Some specific points:
- The 8-bit graphics and music are fun, but this really needs more 8-bit backgrounds to match! Also, I think some of the graphics (like the Bullet Bill replacements) are improperly scaled...? It looks a touch odd when most elements have 2-pixel-thick outlines, yet certain isolated enemies half 1-pixel wide outlines.
- I find some of the enemies have unexpected behavior from the graphics. The propeller things with the dopey facial expressions look like you should be able to jump on them, but you can't. The horned guy looks like you might not be able to jump on him, but you can. The latter's less of a problem that the former, obviously, but I imagine most players will get hit by the propeller
- That the water is just for show in the early sections is not immediately obvious until you try to take a dive, and end up going for a plunge instead. More confusingly still, water later acts like water. Admittedly, it's a different style of water from the first, but you use nearly -every- style of water (Why? And why not some water tiles from the game itself, or if it doesn't have any, something in its general style), and only certain types are actually swimmable, with no indication of which is safe and which is not.
- I honestly could not make sense of what Skelly Joe was talking about in the first section...Much
later he talks about counting groups of spikes, but by this point it was already too late to realize I was supposed to be keeping track of this. I've got to say this is a bit of an...unusual way to work in the title, and feels double odd as spikes coming out of the ground is, despite Mr. Skellington's claims, fairly normal in video games, and certainly less weird than the robot pig things that make up the majority of spike-like obstacles in the game.
- As noted, the first section is a little flat and uninteresting design wise. It helps to give players a less dangerous place to learn enemy behavior, but it's possible to do this in a more interesting manner. The transition from the first to second are is jarring, as you walk off the right side of the screen and appear on the same side again, heading in the other direction. Similar things happen again in later sections. Why not just use a door here instead of an instant warp?
- This is a bit goofy if you're big.
- Ehh...somehow I don't see your fitness regime meeting great commercial success.
- Throwing Dino Jim into the mix here doesn't really do much besides turn this into Adventures in Waiting Around--especially since he tends to get stuck between the enemies at the bottom, who only very occasionally decide to arrange themselves in such a way where it's just barely possible to slip through (unless you have fire, in which case you can just torch the lot...but that's not something you should absolutely count on, even with the powerups above, as the player could still conceivably call up two mushrooms instead, get hit, etc.)
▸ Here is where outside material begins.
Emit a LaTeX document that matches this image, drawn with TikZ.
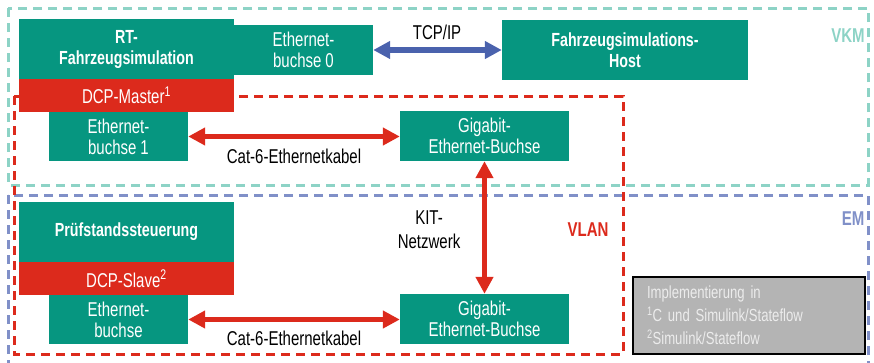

- Coin trails should lead to safety, not death. This is doubly problematic as pretty much every player's urge will be to jump down there, as trying to climb down the vines with the boo replacements next door is sort of annoying.
- Speaking of annoying, the Roto-disc-pig + falling platform section immediately following this is disproportionately difficult, and this at the point where the player is most exhausted. I usually just ended up tanking this, as trying to dodge multiple Roto-discs on single tile, falling platforms they directly pass through is just too much of a pain to be worth it.
- Sure, there's a coin trail here, but there's no time to react to the unexpected obstacles. If you don't know they're coming ahead of time--and maybe not even then, given how short and narrow the passage is.
- The ceiling in the cave section is not immediately obvious, which can be deadly, especially as you'll be jumping immediately it at several key points, the first time over a very wide pit which you can just barely pass thanks to it--and probably not at all if you don't realize the ceiling's there in the first place.
- I admit, the first time this happens, it's sort of funny (and if you ignore this area entirely and the robot pig thing hits it instead for the first time it's probably absolutely hilarious
), but I think there are probably better ways to actually stop the playing from heading up this way, no? Do leave one in for the boo pig to hit, though--that's good stuff.
- I also laughed at the fact that the level ends with Beardo transformed into some sort of ape who throws peanuts at you.
On the whole, I'd suggest scrapping everything before the midpoint and making one or two new sections for the first half which togehter are about equal in length to the cave section. The cave, as noted, is much more viable though it could still stand to be cleaned up a bit, and have the ceiling be more clearly indicated. Try to have a clear central concept--not just æsthetically, but in terms of gameplay--for each half of the level, and build your design around that. And once you've explored the concept enough, don't try to stretch it any further.
Don't be discouraged by the above--it's all meant as advice for improving things. Your level has a fun concept at its core, but the execution needs some refining, especially in the first half. It looks like you took on a lot of levels for this project, and it can be easy to lose focus that way, but it's important to remember that quality is more important than quantity. This is true for both individual levels as well as one's output as a whole.